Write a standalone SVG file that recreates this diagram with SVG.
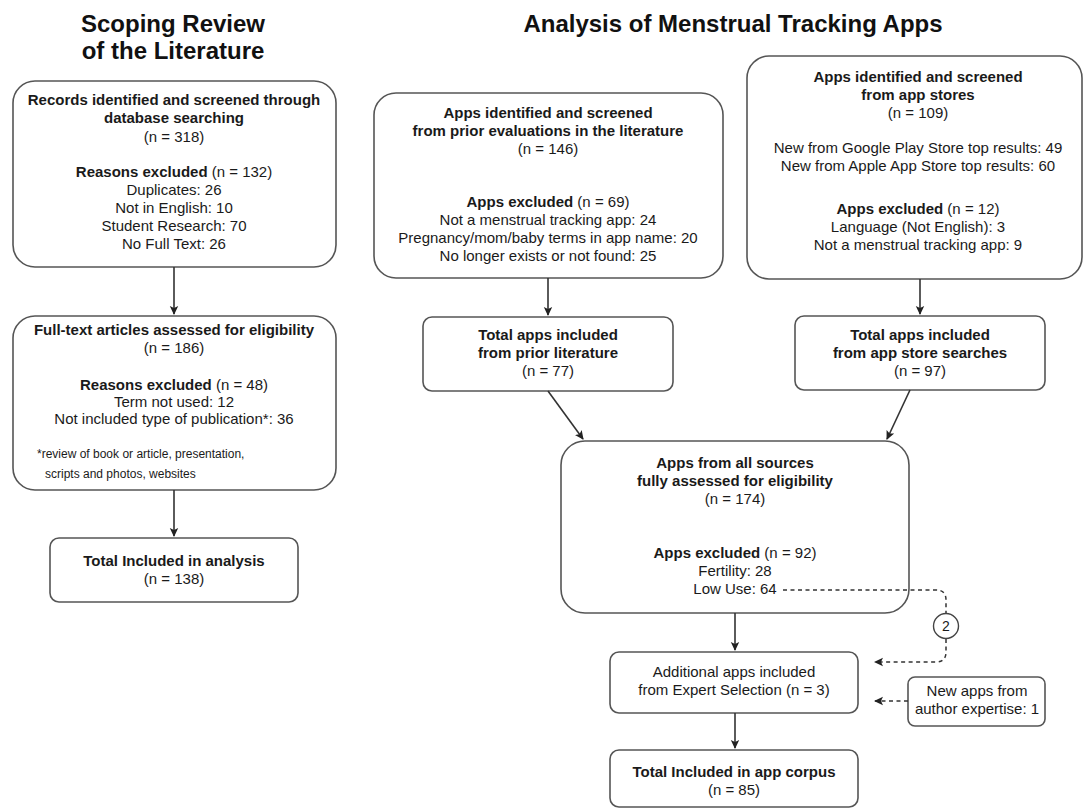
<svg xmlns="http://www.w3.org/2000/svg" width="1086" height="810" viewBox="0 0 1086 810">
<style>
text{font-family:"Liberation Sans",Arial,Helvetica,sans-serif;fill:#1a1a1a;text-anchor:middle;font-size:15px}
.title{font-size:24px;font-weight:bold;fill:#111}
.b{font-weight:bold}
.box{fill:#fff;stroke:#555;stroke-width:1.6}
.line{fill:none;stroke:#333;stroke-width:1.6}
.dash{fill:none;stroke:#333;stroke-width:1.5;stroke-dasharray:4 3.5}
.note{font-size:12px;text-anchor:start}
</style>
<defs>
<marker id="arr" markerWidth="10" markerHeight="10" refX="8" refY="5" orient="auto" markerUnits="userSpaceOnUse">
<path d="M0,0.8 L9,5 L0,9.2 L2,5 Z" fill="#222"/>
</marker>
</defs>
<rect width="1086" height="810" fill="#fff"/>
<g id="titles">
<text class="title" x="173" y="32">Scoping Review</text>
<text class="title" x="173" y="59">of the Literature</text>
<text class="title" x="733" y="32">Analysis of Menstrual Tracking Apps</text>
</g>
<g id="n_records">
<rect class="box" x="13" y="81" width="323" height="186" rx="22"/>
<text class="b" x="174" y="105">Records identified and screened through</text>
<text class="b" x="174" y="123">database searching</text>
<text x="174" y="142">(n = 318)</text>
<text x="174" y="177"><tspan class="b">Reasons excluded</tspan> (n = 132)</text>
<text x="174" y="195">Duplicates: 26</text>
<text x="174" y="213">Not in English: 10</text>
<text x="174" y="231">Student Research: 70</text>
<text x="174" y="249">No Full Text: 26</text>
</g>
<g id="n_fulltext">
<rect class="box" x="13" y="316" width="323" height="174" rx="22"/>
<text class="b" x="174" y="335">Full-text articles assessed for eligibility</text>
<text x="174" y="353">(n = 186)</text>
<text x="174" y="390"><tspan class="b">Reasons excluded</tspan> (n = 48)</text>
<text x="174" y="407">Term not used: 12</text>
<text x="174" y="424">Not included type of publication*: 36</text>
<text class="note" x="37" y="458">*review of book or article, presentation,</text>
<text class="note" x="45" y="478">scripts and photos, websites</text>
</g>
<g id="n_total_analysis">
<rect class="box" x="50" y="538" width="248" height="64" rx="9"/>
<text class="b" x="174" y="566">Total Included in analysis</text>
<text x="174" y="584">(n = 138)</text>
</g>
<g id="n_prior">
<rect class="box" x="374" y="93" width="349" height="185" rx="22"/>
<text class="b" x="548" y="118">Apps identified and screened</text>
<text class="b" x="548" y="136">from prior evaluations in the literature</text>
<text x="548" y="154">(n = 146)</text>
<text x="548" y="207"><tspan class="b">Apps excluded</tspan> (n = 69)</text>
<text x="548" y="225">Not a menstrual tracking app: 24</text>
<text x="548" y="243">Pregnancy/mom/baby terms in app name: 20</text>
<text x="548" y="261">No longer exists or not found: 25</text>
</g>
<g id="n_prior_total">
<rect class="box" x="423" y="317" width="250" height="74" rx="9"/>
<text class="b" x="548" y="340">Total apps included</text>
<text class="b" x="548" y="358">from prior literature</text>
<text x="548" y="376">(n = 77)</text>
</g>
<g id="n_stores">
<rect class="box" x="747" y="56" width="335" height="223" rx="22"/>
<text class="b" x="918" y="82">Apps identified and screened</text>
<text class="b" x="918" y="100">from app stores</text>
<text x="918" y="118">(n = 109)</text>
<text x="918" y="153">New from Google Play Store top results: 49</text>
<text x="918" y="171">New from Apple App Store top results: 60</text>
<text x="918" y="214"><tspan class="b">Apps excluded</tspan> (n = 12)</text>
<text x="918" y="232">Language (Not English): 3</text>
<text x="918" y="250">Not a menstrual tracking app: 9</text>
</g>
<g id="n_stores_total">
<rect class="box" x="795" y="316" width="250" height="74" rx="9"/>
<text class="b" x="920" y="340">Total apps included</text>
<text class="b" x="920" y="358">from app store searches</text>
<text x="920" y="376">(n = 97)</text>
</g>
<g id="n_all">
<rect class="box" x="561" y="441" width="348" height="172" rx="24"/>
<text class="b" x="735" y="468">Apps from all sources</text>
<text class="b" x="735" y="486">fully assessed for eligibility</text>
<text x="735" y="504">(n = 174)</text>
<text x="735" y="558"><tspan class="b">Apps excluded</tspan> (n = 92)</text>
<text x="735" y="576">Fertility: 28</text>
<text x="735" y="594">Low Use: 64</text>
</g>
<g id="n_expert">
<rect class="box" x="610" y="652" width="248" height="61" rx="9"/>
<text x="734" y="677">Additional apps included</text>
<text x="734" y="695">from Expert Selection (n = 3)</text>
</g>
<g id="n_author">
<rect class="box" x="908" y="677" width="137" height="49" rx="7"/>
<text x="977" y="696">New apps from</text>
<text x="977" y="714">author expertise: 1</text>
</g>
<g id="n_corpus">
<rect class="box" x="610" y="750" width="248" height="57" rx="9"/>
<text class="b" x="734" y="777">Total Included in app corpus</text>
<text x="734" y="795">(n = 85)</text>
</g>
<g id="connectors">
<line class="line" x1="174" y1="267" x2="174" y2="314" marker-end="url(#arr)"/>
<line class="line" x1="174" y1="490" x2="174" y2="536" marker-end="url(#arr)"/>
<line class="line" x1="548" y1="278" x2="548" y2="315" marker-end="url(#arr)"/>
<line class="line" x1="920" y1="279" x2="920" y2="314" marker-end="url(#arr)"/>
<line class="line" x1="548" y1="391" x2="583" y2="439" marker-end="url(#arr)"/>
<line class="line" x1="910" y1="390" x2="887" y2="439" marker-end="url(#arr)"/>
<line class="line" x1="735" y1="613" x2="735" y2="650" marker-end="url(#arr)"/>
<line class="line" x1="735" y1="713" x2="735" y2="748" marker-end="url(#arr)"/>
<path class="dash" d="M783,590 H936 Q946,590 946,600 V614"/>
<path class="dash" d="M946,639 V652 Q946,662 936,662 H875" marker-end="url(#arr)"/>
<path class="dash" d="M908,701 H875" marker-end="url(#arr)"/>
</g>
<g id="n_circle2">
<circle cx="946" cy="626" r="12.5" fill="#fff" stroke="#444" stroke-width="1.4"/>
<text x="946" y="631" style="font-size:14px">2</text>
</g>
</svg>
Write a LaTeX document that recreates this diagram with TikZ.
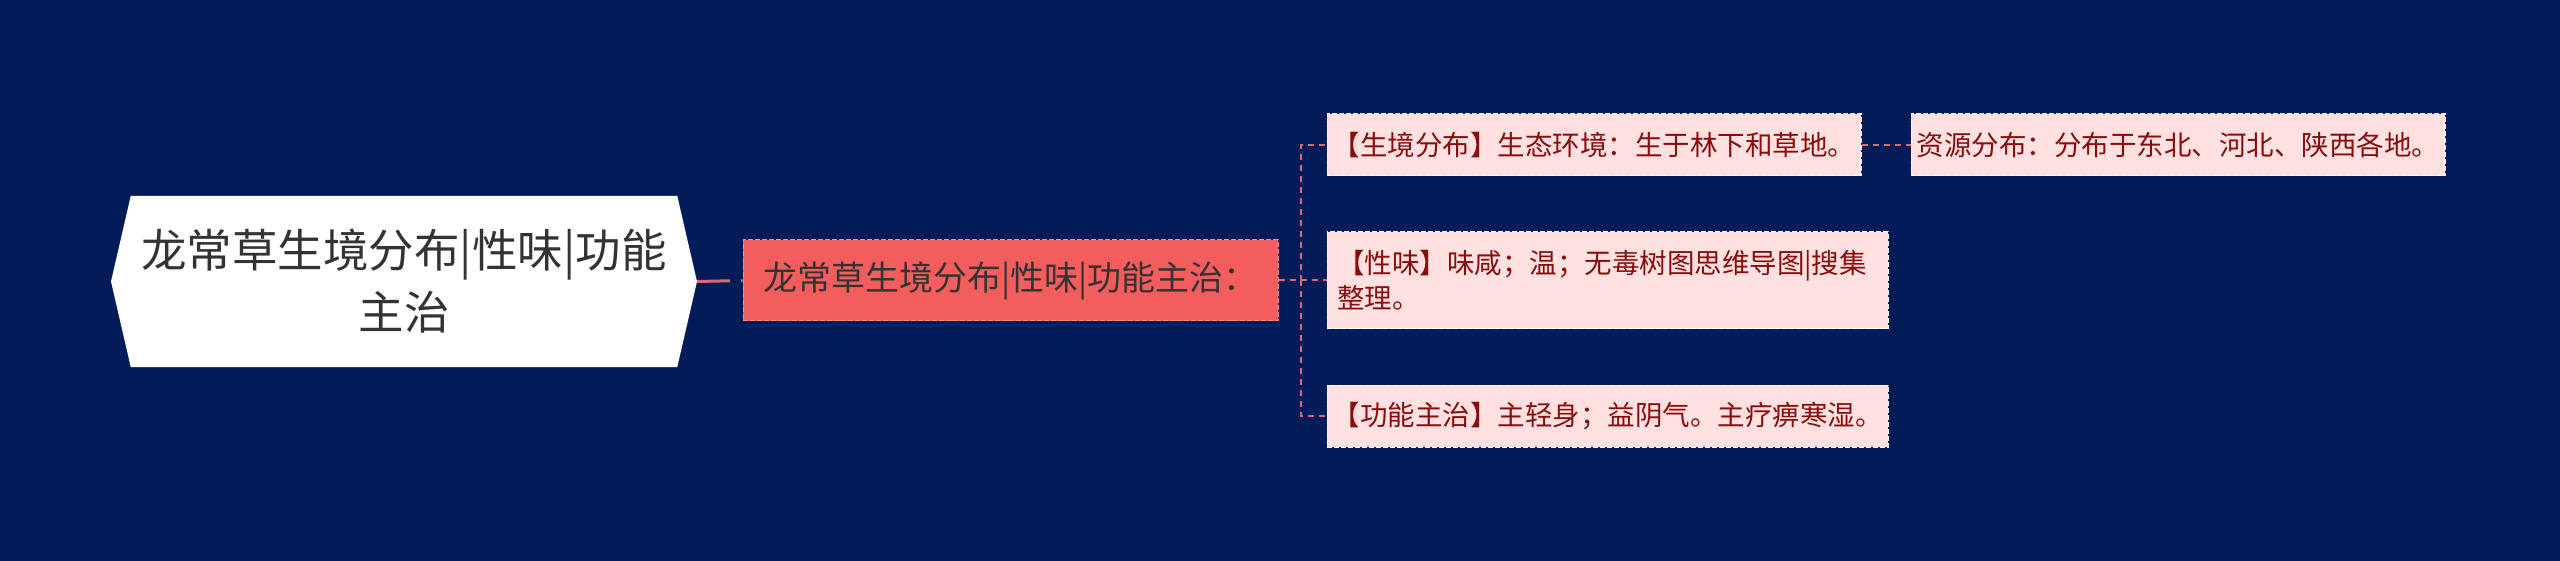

----------------

Gather all lines from the records above in which "this" appears.

Write a standalone SVG file that recreates this diagram with SVG.
Write a LaTeX document that recreates this diagram with TikZ.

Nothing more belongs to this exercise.